Clarissa

(by Samuel Richardson) (1748)

The Varnished Culture mentions this merely to brag: longer than War and Peace (it’s the longest novel in English at approximately 984,870 words), this account of virtue chased and trashed is the novel’s version of continuous cricket: mad in detail, slow in execution, passionately related. Told in letters, very long letters, the correspondents spend what seems a year recalling a year but a crowded year.
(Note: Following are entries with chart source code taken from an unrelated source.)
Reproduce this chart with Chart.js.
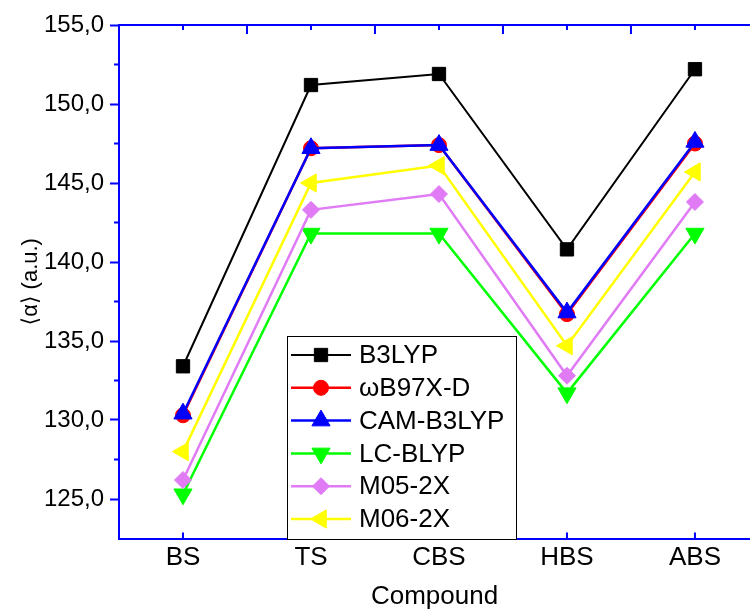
<!DOCTYPE html>
<html>
<head>
  <meta charset="UTF-8">
  <title>Polarizability by compound</title>
  <script src="https://cdn.jsdelivr.net/npm/chart.js"></script>
  <style>
    body {
      margin: 0;
      padding: 0;
      background: #fff;
      overflow: hidden;
    }
    #chart-container {
      width: 750px;
      height: 612px;
    }
  </style>
</head>
<body>
  <div id="chart-container">
    <canvas id="myChart" width="750" height="612"></canvas>
  </div>
  <script>
    // values, <alpha> in a.u.
    const compounds = ['BS', 'TS', 'CBS', 'HBS', 'ABS'];
    const b3lyp    = [133.4, 151.2, 151.9, 140.8, 152.2];
    const wb97xd   = [130.3, 147.2, 147.4, 136.7, 147.5];
    const camb3lyp = [130.4, 147.2, 147.4, 136.8, 147.6];
    const lcblyp   = [125.3, 141.8, 141.8, 131.7, 141.8];
    const m052x    = [126.2, 143.3, 144.3, 132.8, 143.8];
    const m062x    = [128.0, 145.0, 146.1, 134.7, 145.7];
    const yTicks = [125, 130, 135, 140, 145, 150, 155];
    const yMinorTicks = [127.5, 132.5, 137.5, 142.5, 147.5, 152.5];

    const FONT = "'Liberation Sans', Arial, 'DejaVu Sans', sans-serif";
    const AXIS_BLUE = '#0000ff';
    // the original frame runs a little past the right edge of the picture
    const X_VIEW_MAX = 4.43;

    const series = [
      { label: 'B3LYP',     data: b3lyp,    color: '#000000', style: 'rect',     radius: 9.4, rot: 0,   width: 2 },
      { label: 'ωB97X-D',   data: wb97xd,   color: '#ff0000', style: 'circle',   radius: 7.5, rot: 0,   width: 2.5 },
      { label: 'CAM-B3LYP', data: camb3lyp, color: '#0000ff', style: 'triangle', radius: 10.5, rot: 0,  width: 2.5 },
      { label: 'LC-BLYP',   data: lcblyp,   color: '#00ff00', style: 'triangle', radius: 10.5, rot: 180, width: 2.5 },
      { label: 'M05-2X',    data: m052x,    color: '#e07bf5', style: 'rectRot',  radius: 8.5, rot: 0,   width: 2.5 },
      { label: 'M06-2X',    data: m062x,    color: '#ffff00', style: 'triangle', radius: 10.5, rot: 270, width: 2.5 }
    ];

    const fmt = v => Number(v).toFixed(1).replace('.', ',');

    // Origin-style frame: top line with inward ticks, minor y ticks, inner x ticks, boxed legend
    const frame = {
      id: 'frame',
      afterDraw(chart) {
        const ctx = chart.ctx;
        const area = chart.chartArea;
        const x = chart.scales.x;
        const y = chart.scales.y;
        ctx.save();
        ctx.strokeStyle = AXIS_BLUE;
        ctx.lineWidth = 2;
        ctx.beginPath();
        ctx.moveTo(area.left - 1, area.top);
        ctx.lineTo(chart.width, area.top);
        compounds.forEach((name, i) => {
          const px = x.getPixelForValue(i);
          ctx.moveTo(px, area.top);
          ctx.lineTo(px, area.top + 5);
          ctx.moveTo(px, area.bottom);
          ctx.lineTo(px, area.bottom - 6);
          if (i < compounds.length - 1) {
            const mx = x.getPixelForValue(i + 0.5);
            ctx.moveTo(mx, area.top);
            ctx.lineTo(mx, area.top + 9);
          }
        });
        yMinorTicks.forEach(v => {
          const py = y.getPixelForValue(v);
          ctx.moveTo(area.left, py);
          ctx.lineTo(area.left - 5, py);
        });
        ctx.stroke();

        // legend
        const lg = chart.options.plugins.frame;
        ctx.fillStyle = '#fff';
        ctx.fillRect(lg.boxX, lg.boxY, lg.boxW, lg.boxH);
        ctx.strokeStyle = '#000';
        ctx.lineWidth = 1;
        ctx.strokeRect(lg.boxX + 0.5, lg.boxY + 0.5, lg.boxW, lg.boxH);
        ctx.font = lg.fontSize + 'px ' + FONT;
        ctx.textBaseline = 'middle';
        chart.data.datasets.forEach((ds, i) => {
          const cy = lg.boxY + lg.firstRow + i * lg.rowStep;
          ctx.strokeStyle = ds.borderColor;
          ctx.lineWidth = ds.borderWidth;
          ctx.beginPath();
          ctx.moveTo(lg.boxX + 4, cy);
          ctx.lineTo(lg.boxX + 64, cy);
          ctx.stroke();
          ctx.fillStyle = ds.backgroundColor;
          ctx.strokeStyle = ds.borderColor;
          ctx.lineWidth = 1;
          Chart.helpers.drawPoint(ctx, {
            pointStyle: ds.pointStyle,
            rotation: ds.pointRotation,
            radius: ds.pointRadius,
            borderWidth: 1
          }, lg.boxX + 34, cy);
          ctx.fillStyle = '#000';
          ctx.fillText(ds.label, lg.boxX + 72, cy + 1);
        });
        ctx.restore();
      }
    };

    const ctx = document.getElementById('myChart').getContext('2d');
    window.myChart = new Chart(ctx, {
      type: 'line',
      data: {
        datasets: series.map((s, i) => ({
          label: s.label,
          data: s.data.map((v, k) => ({ x: k, y: v })),
          borderColor: s.color,
          backgroundColor: s.color,
          borderWidth: s.width,
          pointStyle: s.style,
          pointRadius: s.radius,
          pointRotation: s.rot,
          pointBorderWidth: 1,
          pointBackgroundColor: s.color,
          pointBorderColor: s.color,
          tension: 0,
          fill: false,
          order: series.length - i
        }))
      },
      options: {
        responsive: false,
        animation: false,
        layout: { autoPadding: false, padding: { top: 25, right: 0, left: 0, bottom: 0 } },
        plugins: {
          legend: { display: false },
          tooltip: { enabled: false },
          frame: { boxX: 287, boxY: 336, boxW: 229, boxH: 203, firstRow: 19, rowStep: 32.8, fontSize: 26 }
        },
        scales: {
          x: {
            type: 'linear',
            min: -0.5,
            max: X_VIEW_MAX,
            afterBuildTicks: s => { s.ticks = compounds.map((name, i) => ({ value: i })); },
            grid: { display: false, drawTicks: false },
            border: { display: true, color: AXIS_BLUE, width: 2 },
            ticks: {
              color: '#000',
              padding: 4,
              autoSkip: false,
              maxRotation: 0,
              font: { family: FONT, size: 26 },
              callback: v => compounds[v]
            },
            title: {
              display: true,
              text: 'Compound',
              color: '#000',
              padding: { top: 0, bottom: 0 },
              font: { family: FONT, size: 26 }
            },
            afterFit: s => { s.height = 73.5; }
          },
          y: {
            min: 122.5,
            max: 155,
            afterBuildTicks: s => { s.ticks = yTicks.map(v => ({ value: v })); },
            grid: {
              drawOnChartArea: false,
              drawTicks: true,
              tickLength: 9,
              tickWidth: 2,
              tickColor: AXIS_BLUE
            },
            border: { display: true, color: AXIS_BLUE, width: 2 },
            ticks: {
              color: '#000',
              padding: 6,
              font: { family: FONT, size: 24 },
              callback: v => fmt(v)
            },
            title: {
              display: true,
              text: '⟨α⟩ (a.u.)',
              color: '#000',
              padding: { top: 18, bottom: 0 },
              font: { family: FONT, size: 22 }
            },
            afterFit: s => { s.width = 119; }
          }
        }
      },
      plugins: [frame]
    });
  </script>
</body>
</html>
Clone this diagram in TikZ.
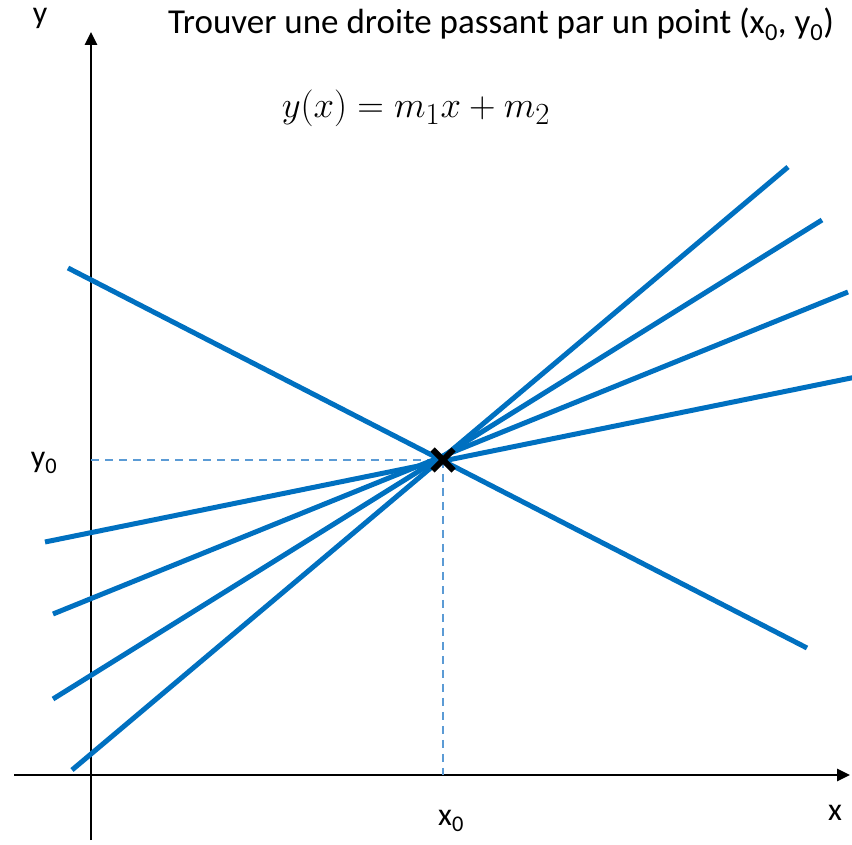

Take this book to a desert island; it will endure and also make a crackling blaze.

Coleridge nailed Richardson’s “close, hot, day-dreamy continuity” and Priestley (in Literature and Western Man) commented: “The whole fantastically elaborate business of Clarissa and Lovelace, over which so many eighteenth-century readers wept, could only exist in an over-heated evangelical -erotic dreamland.” 

Walter Allen, in The English Novel, was a little more brusque: “…Richardson was mad – mad about sex, and I doubt whether it is possible for the critic who comes to Clarissa after reading Freud to deny that the novel must have been written by a man who was, even though unconsciously, a sadist in the technical sense; the loving, lingering, horrified, gloating descriptions of Clarissa’s long-drawn-out sexual humiliation at the hands of Lovelace, the rape that is constantly threatened and constantly deferred until, when it occurs, it has an additional horror simply because of its long postponement, provide an element of quite inescapable pornography…”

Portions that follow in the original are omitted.